Oklahoma Alliance
- Full name: Oklahoma Alliance
- Nickname: Alliance or OAFC
- Founded: 2007
- Ground: Chickasha HS Stadium
- Chairman: Bill Farrell
- Manager: Jimmy Hampton
- League: Women's Premier Soccer League
- 2008,2010 & 2011: 1st, Big Sky South Division
| Home colors | Away colors |

= Oklahoma Alliance =

Oklahoma Alliance is an American women's soccer team, founded in 2007. The team is a member of the Women's Premier Soccer League, the second tier of women's soccer in the United States and Canada. The team plays in the South Division of the Big Sky Conference.
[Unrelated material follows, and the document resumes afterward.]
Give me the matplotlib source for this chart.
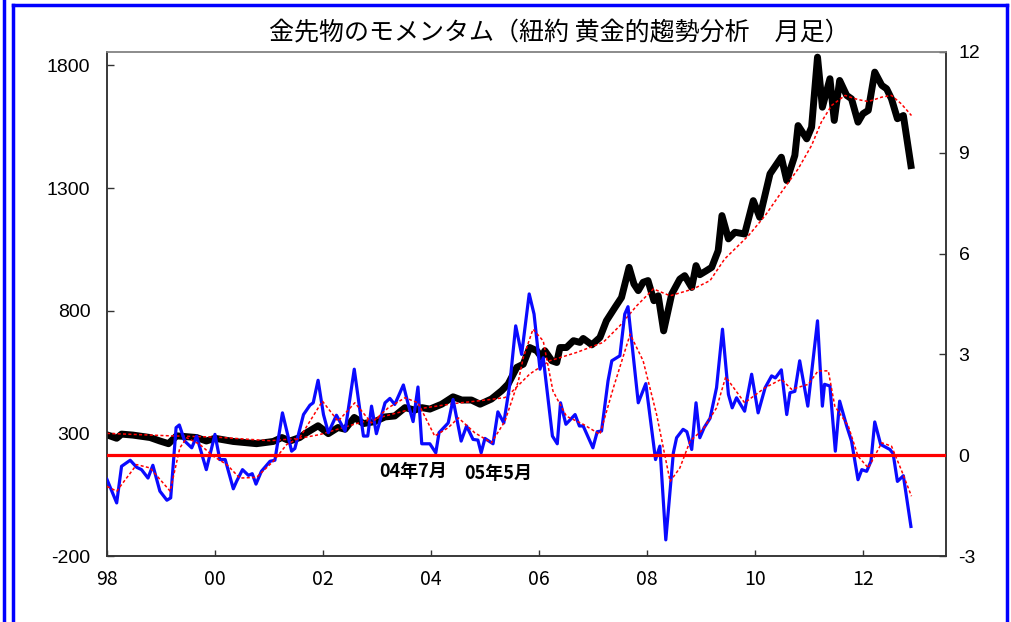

In earlier seasons the team played its home games in the stadium on the campus of Chickasha High School in the city of Chickasha, Oklahoma, but the team moved to the pitches of the Edmond Soccer Club in Edmond, Oklahoma—a city in the Oklahoma City metropolitan area. The club's colors are black and white.

==Players==

2011 Roster

- Jackie Acevedo
- Baily Boulware
- Katie Bykowski
- Jordan Calhoun
- Rachel Cano-Garcia
- Lauren Carter
- Chelsea Cody
- Callie Cooper
- Carmen Davis
- Brook Degaffenreid
- Colleen Dougherty
- Taylor Fain
- Alison Farrell
- Kaylie Garcia
- Alexandria "Dria" Hampton
- Abby Hodgen
- Danielle Hughes
- Alissa Jones
- Kelli Korleski
- Kylie Ann Louw
- Madison Mercado
- Melinda Mercado
- Kira Michelson-Bartlett
- Caitlin Mooney
- Amy Petrekin
- Annika Niemeier
- Addison Tipton
- Jordan White
- Megan Wilkerson
- Annie Zoch

===Notable former players===
- Melinda Mercado (Played Professionally in the NWSL)
- Jackie Acevedo (Played Professionally in the WPSL Elite & NWSL)

==Year-by-year==

| Year | Division | League | Reg. season | Playoffs |
|---|---|---|---|---|
| 2008 | 3 | WPSL | 1st, Big Sky South | Couldn't attend due to transportation costs |
| 2009 | 3 | WPSL | 2nd, Big Sky South | Did not qualify |
| 2010 | 2 | WPSL | 1st, Big Sky Champs | Tied for 3rd Nationally in WPSL Final Four |
| 2011 | 2 | WPSL | 1st, Big Sky South | Couldn't attend due to travel costs & college callbacks |

==Honors==
- WPSL Big Sky South Division Champions 2008
- WPSL Big Sky Conference Champions 2010-Tied for 3rd in the WPSL national final four tournament.
- Finished the 2011 regular season averaging 4.18 goals scored per game.

==Competition history==
Most of the teams that the Alliance competes against are from Oklahoma, Arkansas or Texas. The inter-state and border state rivalries between these teams tends to promote "very spirited" competition.

==Coaches==
- USA Jimmy Hampton 2008–2011

==Stadia==
- Stadium at Chickasha High School, Chickasha, Oklahoma 2008-2009.
- Stadium at Edmond Soccer Club #4 1502 W. Danforth Edmond, OK. 2010-

==Average attendance==
Approx. 60 people per game average in 2010 & 2011.